Personal attacks against individuals are not common, except if two poets are competing against each other, Novruzov commented. Meykhana lyrics also tend to shy away from politics. Polemics make for bad poetry, Novruzov added.
Meykhana contests are broadcast several times per year by several national channels. The winners can take home a car or other luxury items. Audiences pay a small fee for each SMS sent to the TV station to vote for the best performer.
Mehman Ahmedli, a lifelong meykhana poet who runs a meykhana school in Ahmandli, believes the musical form risks becoming a victim of its own success. "Back then, it was about love,” he said in reference to meykhana’s pre-broadcast era. ”We were hungry, had no money, but we did not care about being popular. And today everyone just races to get on TV and get the money."
Not all Azerbaijanis see meykhana as a musical genre worthy of praise. As his friends nodded in agreement, 25-year-old blogger and youth activist Ali Novruzov (no relation to the meykhana poet) described the songs as “like a cancer for Azerbaijan.”
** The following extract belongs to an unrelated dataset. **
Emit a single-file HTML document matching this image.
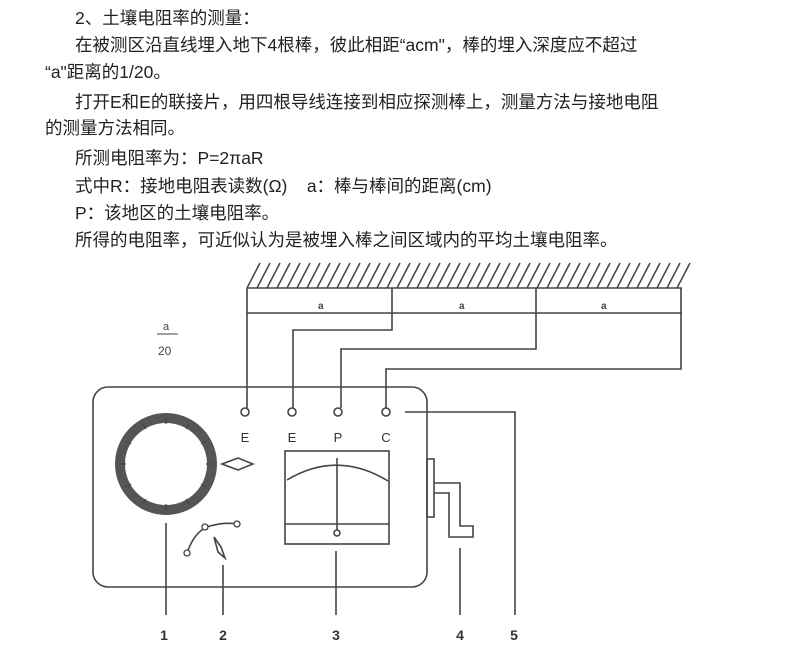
<!DOCTYPE html>
<html><head><meta charset="utf-8"><style>
body{margin:0;background:#fff;width:790px;height:669px;overflow:hidden;position:relative;font-family:"Liberation Sans","Noto Sans CJK SC",sans-serif;color:#222}
.t{position:absolute;font-size:17.5px;white-space:nowrap;line-height:20px}
svg{position:absolute;left:0;top:0}
</style></head><body>
<div class="t" style="left:75px;top:8px">2、土壤电阻率的测量：</div>
<div class="t" style="left:75px;top:35px">在被测区沿直线埋入地下4根棒，彼此相距“acm"，棒的埋入深度应不超过</div>
<div class="t" style="left:45px;top:62px">“a"距离的1/20。</div>
<div class="t" style="left:75px;top:92px">打开E和E的联接片，用四根导线连接到相应探测棒上，测量方法与接地电阻</div>
<div class="t" style="left:45px;top:118px">的测量方法相同。</div>
<div class="t" style="left:75px;top:148px">所测电阻率为：P=2πaR</div>
<div class="t" style="left:75px;top:176px">式中R：接地电阻表读数(Ω)&nbsp;&nbsp;&nbsp;&nbsp;a：棒与棒间的距离(cm)</div>
<div class="t" style="left:75px;top:203px">P：该地区的土壤电阻率。</div>
<div class="t" style="left:75px;top:230px">所得的电阻率，可近似认为是被埋入棒之间区域内的平均土壤电阻率。</div>
<svg width="790" height="669" viewBox="0 0 790 669" fill="none" stroke="#444" stroke-width="1.6">
<g stroke-width="1.5">
<path d="M247 288 L260 263 M257 288 L270 263 M267 288 L280 263 M277 288 L290 263 M287 288 L300 263 M297 288 L310 263 M307 288 L320 263 M317 288 L330 263 M327 288 L340 263 M337 288 L350 263 M347 288 L360 263 M357 288 L370 263 M367 288 L380 263 M377 288 L390 263 M387 288 L400 263 M397 288 L410 263 M407 288 L420 263 M417 288 L430 263 M427 288 L440 263 M437 288 L450 263 M447 288 L460 263 M457 288 L470 263 M467 288 L480 263 M477 288 L490 263 M487 288 L500 263 M497 288 L510 263 M507 288 L520 263 M517 288 L530 263 M527 288 L540 263 M537 288 L550 263 M547 288 L560 263 M557 288 L570 263 M567 288 L580 263 M577 288 L590 263 M587 288 L600 263 M597 288 L610 263 M607 288 L620 263 M617 288 L630 263 M627 288 L640 263 M637 288 L650 263 M647 288 L660 263 M657 288 L670 263 M667 288 L680 263 M677 288 L690 263"/>
</g>
<path d="M247 288 H682"/>
<path d="M247 313 H682"/>
<path d="M247 288 V408 M392 288 V330 H293 V408 M536 288 V349 H341 V408 M681 288 V369 H386 V408"/>
<g fill="#444" stroke="none" font-family="Liberation Sans,sans-serif" font-size="10" font-weight="bold">
<text x="318" y="309">a</text><text x="459" y="309">a</text><text x="601" y="309">a</text>
</g>
<g fill="#444" stroke="none" font-family="Liberation Sans,sans-serif">
<text x="163" y="330" font-size="11">a</text>
<text x="158" y="355" font-size="12">20</text>
</g>
<path d="M157 334 H178" stroke-width="1"/>
<rect x="93" y="387" width="334" height="200" rx="15"/>
<g fill="#fff"><circle cx="245" cy="412" r="4"/><circle cx="292" cy="412" r="4"/><circle cx="338" cy="412" r="4"/><circle cx="386" cy="412" r="4"/></g>
<g fill="#333" stroke="none" font-size="13" font-family="Liberation Sans,sans-serif" text-anchor="middle">
<text x="245" y="442">E</text><text x="292" y="442">E</text><text x="338" y="442">P</text><text x="386" y="442">C</text>
</g>
<g fill="#333" stroke="none" font-size="14" font-weight="bold" font-family="Liberation Sans,sans-serif" text-anchor="middle">
<text x="164" y="640">1</text><text x="223" y="640">2</text><text x="336" y="640">3</text><text x="460" y="640">4</text><text x="514" y="640">5</text>
</g>
<circle cx="166" cy="464" r="46" stroke-width="10" stroke="#555"/>
<g stroke-width="1.2"><path d="M166 418 V424 M189 424 l-3 5 M206 441 l-5 3 M212 464 h-6 M206 487 l-5 -3 M189 504 l-3 -5 M166 510 v-6 M143 504 l3 -5 M126 487 l5 -3 M120 464 h6 M126 441 l5 3 M143 424 l3 5"/></g>
<path d="M222 464 L238 458 L253 464 L238 470 Z"/>
<path d="M187 553 Q195 530 210 526 T237 524"/>
<g fill="#fff" stroke-width="1.3"><circle cx="187" cy="553" r="3"/><circle cx="205" cy="527" r="3"/><circle cx="237" cy="524" r="3"/></g>
<path d="M214 537 L221 547 L225 558 L218 552 Z"/>
<rect x="285" y="451" width="104" height="93"/>
<path d="M285 524 H389"/>
<path d="M287 480 Q337 450 388 481"/>
<path d="M337 458 V530"/>
<circle cx="337" cy="533" r="3"/>
<rect x="427" y="459" width="7" height="58"/>
<path d="M434 483 H460 V526 H473 V537 H449 V493 H434"/>
<path d="M405 412 H515 V615"/>
<path d="M166 523 V615 M223 565 V615 M336 551 V615 M460 548 V615"/>
</svg>
</body></html>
“Put it in a museum already! It’s just another tool to make zombies of . . . youth,” Novruzov said.
“It’s not oppressed anymore. It’s worse: it’s subsidized,” he added, referring to the televised contests.
Meykhana invariably draws comparisons to hip-hop, both in its content and message. To a certain extent, Meykhana is hip-hop unplugged. One of Azerbaijan’s first hip-hop groups, Dayirman, gained fame with a war-time anthem “Karabakh or Death.” Emin Efendi, the director of Dayirman Productions, said that while hip-hop and meykhana follow different paths, the individual artists all know one another.
“We grew up in the same ghettos, after all,” he said.
“There’s a time and a place for each type of music,” commented Baku rapper Ibrahim “Oran [Uranium]” Ibrahimov, “All my words, thoughts, feelings come out best in rap, but meykhana is in my blood.”
That connection is what will keep this form of music alive for years to come, adherents say. “If meykhana could survive Stalin,” commented poet Novruzov, “it can survive anything.”